Los opositores a la alcaldesa de Ciudad de México, Claudia Sheinbaum, una de las favoritas para convertirse en la próxima presidenta del país, la culpan de las averías, afirmando que su gobierno no ha realizado un mantenimiento adecuado del sistema.
Sheinbaum, a su vez, ha culpado a saboteadores anónimos de lo que describe como un repunte “atípico” en las fallas del sistema.
Cuenta con el respaldo del presidente Andrés Manuel López Obrador, un viejo aliado político que accedió a su petición de desplegar más de 6.000 efectivos de la Guardia Nacional en el Metro para protegerse de lo que calificó -sin ofrecer pruebas- de posibles ataques “premeditados”.
Los críticos afirman que el gobierno debería enviar ingenieros, no soldados, para solucionar los problemas del Metro. Durante una serie de protestas en los últimos días, los activistas pintaron en las paredes mensajes que vinculaban el despliegue de tropas con la militarización más amplia del país por parte de López Obrador y llamaban “asesina” a Sheinbaum.
Mientras los fiscales investigan los recientes incidentes, una cosa está clara: los choques, la discordia política y ahora las tropas en uniforme de faena en cada estación han puesto nerviosos a muchos de los 5 millones de personas, en su mayoría de clase trabajadora, que dependen del Metro a diario.
“Ninguno de nosotros se siente cómodo”, dice Armando, un vendedor textil de 72 años que no quiso dar su apellido precisamente porque el Metro se ha politizado tanto. “Pero lo sufrimos igual porque no hay otra opción”.
Para los 22 millones de personas que viven en Ciudad de México y sus alrededores, una ruidosa área metropolitana que abarca 5.000 kilómetros cuadrados, el transporte siempre ha sido un tema espinoso.
Muchos no pueden permitirse un coche y, de todos modos, las carreteras y autopistas están plagadas de tráfico.

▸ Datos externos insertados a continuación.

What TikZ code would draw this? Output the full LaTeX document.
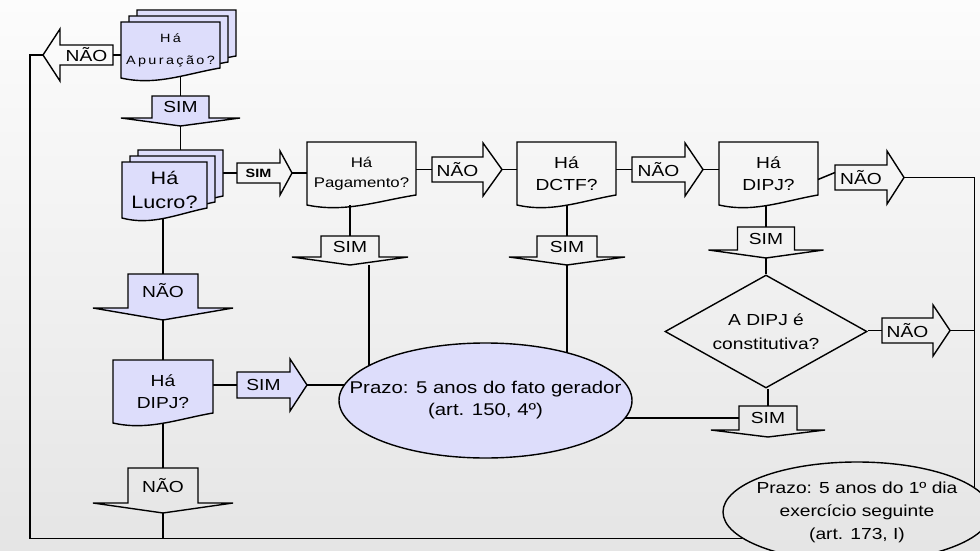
\documentclass[tikz,border=0pt]{standalone}
\usepackage{fontspec}
\setmainfont{Liberation Sans}[FakeStretch=1.2]
\usetikzlibrary{shapes.geometric,shadows}

\definecolor{lav}{RGB}{221,221,251}
\definecolor{bgtop}{RGB}{252,252,252}
\definecolor{bgbot}{RGB}{229,229,229}

\newcommand\setfs[2]{\fontsize{#1}{#2}\selectfont}

\pgfdeclarelayer{bg}
\pgfsetlayers{bg,main}

\makeatletter
\newdimen\bk@xa \newdimen\bk@ya
\newdimen\bk@xb \newdimen\bk@yb
\newdimen\bk@xc \newdimen\bk@yc
\pgfkeys{/pgf/blk ext/.initial=12pt,
         /pgf/blk len/.initial=17pt,
         /pgf/blk dir/.initial=0}

% document with a wavy bottom edge
\pgfdeclareshape{docpage}{%
  \inheritsavedanchors[from=rectangle]%
  \inheritanchorborder[from=rectangle]%
  \inheritanchor[from=rectangle]{center}%
  \inheritanchor[from=rectangle]{north}%
  \inheritanchor[from=rectangle]{south}%
  \inheritanchor[from=rectangle]{east}%
  \inheritanchor[from=rectangle]{west}%
  \backgroundpath{%
    \southwest \bk@xa=\pgf@x \bk@ya=\pgf@y
    \northeast \bk@xb=\pgf@x \bk@yb=\pgf@y
    \bk@xc=\bk@xb \advance\bk@xc by-\bk@xa
    \pgfpathmoveto{\pgfqpoint{\bk@xa}{\bk@yb}}%
    \pgfpathlineto{\pgfqpoint{\bk@xb}{\bk@yb}}%
    \pgfpathlineto{\pgfpoint{\bk@xb}{\bk@ya+10pt}}%
    \pgfpathcurveto{\pgfpoint{\bk@xb-0.35*\bk@xc}{\bk@ya+4pt}}%
                   {\pgfpoint{\bk@xa+0.35*\bk@xc}{\bk@ya-8pt}}%
                   {\pgfqpoint{\bk@xa}{\bk@ya}}%
    \pgfpathclose
  }%
}

% block arrow: 0 right, 1 left, 2 down
\pgfdeclareshape{blockarrow}{%
  \inheritsavedanchors[from=rectangle]%
  \inheritanchorborder[from=rectangle]%
  \inheritanchor[from=rectangle]{center}%
  \inheritanchor[from=rectangle]{north}%
  \inheritanchor[from=rectangle]{south}%
  \inheritanchor[from=rectangle]{east}%
  \inheritanchor[from=rectangle]{west}%
  \saveddimen\blkext{\pgfmathsetlength\pgf@x{\pgfkeysvalueof{/pgf/blk ext}}}%
  \saveddimen\blklen{\pgfmathsetlength\pgf@x{\pgfkeysvalueof{/pgf/blk len}}}%
  \savedmacro\blkdir{\edef\blkdir{\pgfkeysvalueof{/pgf/blk dir}}}%
  \anchor{tip}{%
    \southwest \bk@xa=\pgf@x \bk@ya=\pgf@y
    \northeast \bk@xb=\pgf@x \bk@yb=\pgf@y
    \ifcase\blkdir\relax
      \pgf@x=\bk@xb \advance\pgf@x by\blklen
      \pgf@y=.5\bk@ya \advance\pgf@y by.5\bk@yb
    \or
      \pgf@x=\bk@xa \advance\pgf@x by-\blklen
      \pgf@y=.5\bk@ya \advance\pgf@y by.5\bk@yb
    \else
      \pgf@x=.5\bk@xa \advance\pgf@x by.5\bk@xb
      \pgf@y=\bk@ya \advance\pgf@y by-\blklen
    \fi}%
  \backgroundpath{%
    \southwest \bk@xa=\pgf@x \bk@ya=\pgf@y
    \northeast \bk@xb=\pgf@x \bk@yb=\pgf@y
    \bk@xc=.5\bk@xa \advance\bk@xc by.5\bk@xb
    \bk@yc=.5\bk@ya \advance\bk@yc by.5\bk@yb
    \ifcase\blkdir\relax
      \pgfpathmoveto{\pgfqpoint{\bk@xa}{\bk@ya}}%
      \pgfpathlineto{\pgfqpoint{\bk@xb}{\bk@ya}}%
      \pgfpathlineto{\pgfpoint{\bk@xb}{\bk@ya-\blkext}}%
      \pgfpathlineto{\pgfpoint{\bk@xb+\blklen}{\bk@yc}}%
      \pgfpathlineto{\pgfpoint{\bk@xb}{\bk@yb+\blkext}}%
      \pgfpathlineto{\pgfqpoint{\bk@xb}{\bk@yb}}%
      \pgfpathlineto{\pgfqpoint{\bk@xa}{\bk@yb}}%
    \or
      \pgfpathmoveto{\pgfqpoint{\bk@xb}{\bk@ya}}%
      \pgfpathlineto{\pgfqpoint{\bk@xa}{\bk@ya}}%
      \pgfpathlineto{\pgfpoint{\bk@xa}{\bk@ya-\blkext}}%
      \pgfpathlineto{\pgfpoint{\bk@xa-\blklen}{\bk@yc}}%
      \pgfpathlineto{\pgfpoint{\bk@xa}{\bk@yb+\blkext}}%
      \pgfpathlineto{\pgfqpoint{\bk@xa}{\bk@yb}}%
      \pgfpathlineto{\pgfqpoint{\bk@xb}{\bk@yb}}%
    \else
      \pgfpathmoveto{\pgfqpoint{\bk@xa}{\bk@yb}}%
      \pgfpathlineto{\pgfqpoint{\bk@xa}{\bk@ya}}%
      \pgfpathlineto{\pgfpoint{\bk@xa-\blkext}{\bk@ya}}%
      \pgfpathlineto{\pgfpoint{\bk@xc}{\bk@ya-\blklen}}%
      \pgfpathlineto{\pgfpoint{\bk@xb+\blkext}{\bk@ya}}%
      \pgfpathlineto{\pgfqpoint{\bk@xb}{\bk@ya}}%
      \pgfpathlineto{\pgfqpoint{\bk@xb}{\bk@yb}}%
    \fi
    \pgfpathclose
  }%
}
\makeatother

\tikzset{
  blk ext/.code={\pgfkeys{/pgf/blk ext=#1}},
  blk len/.code={\pgfkeys{/pgf/blk len=#1}},
  blk dir/.code={\pgfkeys{/pgf/blk dir=#1}},
  conn/.style={line width=1.5pt},
  docbox/.style={shape=docpage, draw, line width=1.4pt, inner sep=0pt, outer sep=0pt, align=center},
  stack/.style={docbox, fill=lav,
    copy shadow={shadow xshift=16pt, shadow yshift=12pt, draw, fill=lav},
    copy shadow={shadow xshift=8pt, shadow yshift=6pt, draw, fill=lav}},
  arrowbox/.style={shape=blockarrow, draw, line width=1.4pt, inner sep=0pt, outer sep=0pt, font=\setfs{16}{16}},
  rarrow/.style={arrowbox, blk dir=0},
  larrow/.style={arrowbox, blk dir=1},
  darrow/.style={arrowbox, blk dir=2},
}

\begin{document}
\begin{tikzpicture}[x=1pt, y=-1pt]
  \useasboundingbox (0,0) rectangle (980,551);
  \begin{pgfonlayer}{bg}
    \shade[top color=bgtop, bottom color=bgbot] (0,0) rectangle (980,551);
  \end{pgfonlayer}

  % Questions
  \node[stack, minimum width=99, minimum height=56, font=\setfs{12}{22}\addfontfeatures{LetterSpace=20}] (apu) at (170.5,50) {Há\\Apuração?};
  \node[stack, minimum width=85, minimum height=56, font=\setfs{18}{24}] (luc) at (164.5,190) {Há\\Lucro?};
  \node[docbox, minimum width=109, minimum height=63, font=\setfs{14}{20}] (pag) at (361.5,173.5) {Há\\Pagamento?};
  \node[docbox, minimum width=99, minimum height=63, font=\setfs{16}{22}] (dctf) at (566.5,173.5) {Há\\DCTF?};
  \node[docbox, minimum width=99, minimum height=63, font=\setfs{16}{22}] (dipjR) at (768.5,173.5) {Há\\DIPJ?};
  \node[docbox, fill=lav, minimum width=100, minimum height=63, font=\setfs{16}{22}] (dipjL) at (163,391.5) {Há\\DIPJ?};
  \node[diamond, draw, line width=1.4pt, inner sep=0pt, aspect=1.79, minimum width=202, minimum height=113, align=center, font=\setfs{16}{24}] (const) at (766,331.5) {A DIPJ é\\constitutiva?};

  % Deadlines
  \node[ellipse, draw, fill=lav, line width=1.4pt, inner xsep=-40pt, inner ysep=0pt, minimum width=293, minimum height=115, align=center, font=\setfs{17}{22}] (prazo) at (485.5,400.5) {Prazo: 5 anos do fato gerador\\(art. 150, 4º)};
  \node[ellipse, draw, line width=1.4pt, inner xsep=-20pt, inner ysep=0pt, minimum width=268, minimum height=100, align=center, font=\setfs{16}{23}] (prazoB) at (857,512) {Prazo: 5 anos do 1º dia\\exercício seguinte\\(art. 173, I)};

  % Answers
  \node[larrow, minimum width=53, minimum height=20, blk ext=16, blk len=17] (naoA) at (86.5,55) {NÃO};
  \node[darrow, fill=lav, minimum width=57, minimum height=22, blk ext=31, blk len=8] (simA) at (180.5,107) {SIM};
  \node[rarrow, minimum width=43, minimum height=20, blk ext=12, blk len=12, font=\setfs{12}{12}\bfseries] (simL) at (258.5,173) {SIM};
  \node[darrow, fill=lav, minimum width=70, minimum height=34, blk ext=35, blk len=12] (naoL) at (163,291) {NÃO};
  \node[rarrow, fill=lav, minimum width=53, minimum height=26, blk ext=13, blk len=17] (simD) at (263.5,385) {SIM};
  \node[darrow, minimum width=70, minimum height=35, blk ext=35, blk len=10] (naoD) at (163,485.5) {NÃO};
  \node[darrow, minimum width=58, minimum height=21, blk ext=29, blk len=8] (simP) at (350,246.5) {SIM};
  \node[rarrow, minimum width=51, minimum height=25, blk ext=14, blk len=19] (naoP) at (457.5,169.5) {NÃO};
  \node[darrow, minimum width=60, minimum height=21, blk ext=28, blk len=8] (simC) at (567,246.5) {SIM};
  \node[rarrow, minimum width=53, minimum height=25, blk ext=14, blk len=18] (naoC) at (658.5,169.5) {NÃO};
  \node[darrow, minimum width=57, minimum height=23, blk ext=29, blk len=8] (simR) at (766,238.5) {SIM};
  \node[rarrow, minimum width=52, minimum height=25, blk ext=14, blk len=17] (naoR) at (861,177.5) {NÃO};
  \node[rarrow, minimum width=51, minimum height=25, blk ext=13, blk len=17] (naoK) at (907.5,330.5) {NÃO};
  \node[darrow, minimum width=58, minimum height=24, blk ext=28, blk len=7] (simB) at (768,418) {SIM};

  % Connectors
  \begin{pgfonlayer}{bg}
    \draw[conn] (naoA.east) -- (naoA.east -| apu.center);
    \draw[conn] (naoA.tip) -- ++(-13,0) |- (prazoB.193);
    \draw[conn] (simA.north) -- (simA.north |- apu.center);
    \draw[conn] (simA.tip) -- (simA.tip |- luc.center);
    \draw[conn] (simL.west) -- (simL.west -| luc.center);
    \draw[conn] (simL.tip) -- (simL.tip -| pag.west);
    \draw[conn] (naoL.north) -- (naoL.north |- luc.center);
    \draw[conn] (naoL.tip) -- (naoL.tip |- dipjL.center);
    \draw[conn] (naoD.north) -- (naoD.north |- dipjL.center);
    \draw[conn] (naoD.tip) -- (naoD.tip |- prazoB.193);
    \draw[conn] (simD.west) -- (simD.west -| dipjL.center);
    \draw[conn] (simD.tip) -- (simD.tip -| prazo.center);
    \draw[conn] (simP.north) -- (simP.north |- pag.south);
    \draw[conn] ([xshift=19pt]simP.tip) -- ([xshift=19pt]simP.tip |- prazo.center);
    \draw[conn] (naoP.west) -- (naoP.west -| pag.east);
    \draw[conn] (naoP.tip) -- (naoP.tip -| dctf.west);
    \draw[conn] (simC.north) -- (simC.north |- dctf.south);
    \draw[conn] (simC.tip) -- (simC.tip |- prazo.center);
    \draw[conn] (naoC.west) -- (naoC.west -| dctf.east);
    \draw[conn] (naoC.tip) -- (naoC.tip -| dipjR.west);
    \draw[conn] ([yshift=-6pt]dipjR.east) -- ([yshift=5pt]naoR.west);
    \draw[conn] (naoR.tip) -| (prazoB.12);
    \draw[conn] (simR.north) -- (simR.north |- dipjR.south);
    \draw[conn] (simR.tip) -- (const.north);
    \draw[conn] (naoK.west) -- (naoK.west -| const.east);
    \draw[conn] (naoK.tip) -- (naoK.tip -| prazoB.12);
    \draw[conn] (simB.north) -- (simB.north |- const.south);
    \draw[conn] (simB.west) -- (simB.west -| prazo.center);
  \end{pgfonlayer}
\end{tikzpicture}
\end{document}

Los autobuses privados son omnipresentes, pero a menudo blanco de atracadores armados.
El Metro, con sus 140 kilómetros de vías subterráneas y elevadas, ha sido durante mucho tiempo la forma más eficiente y barata de desplazarse. Es una ciudad en sí misma: un laberinto de pasillos y 195 estaciones con cibercafés, tiendas de ropa, pizzerías, bibliotecas e incluso clases de yoga.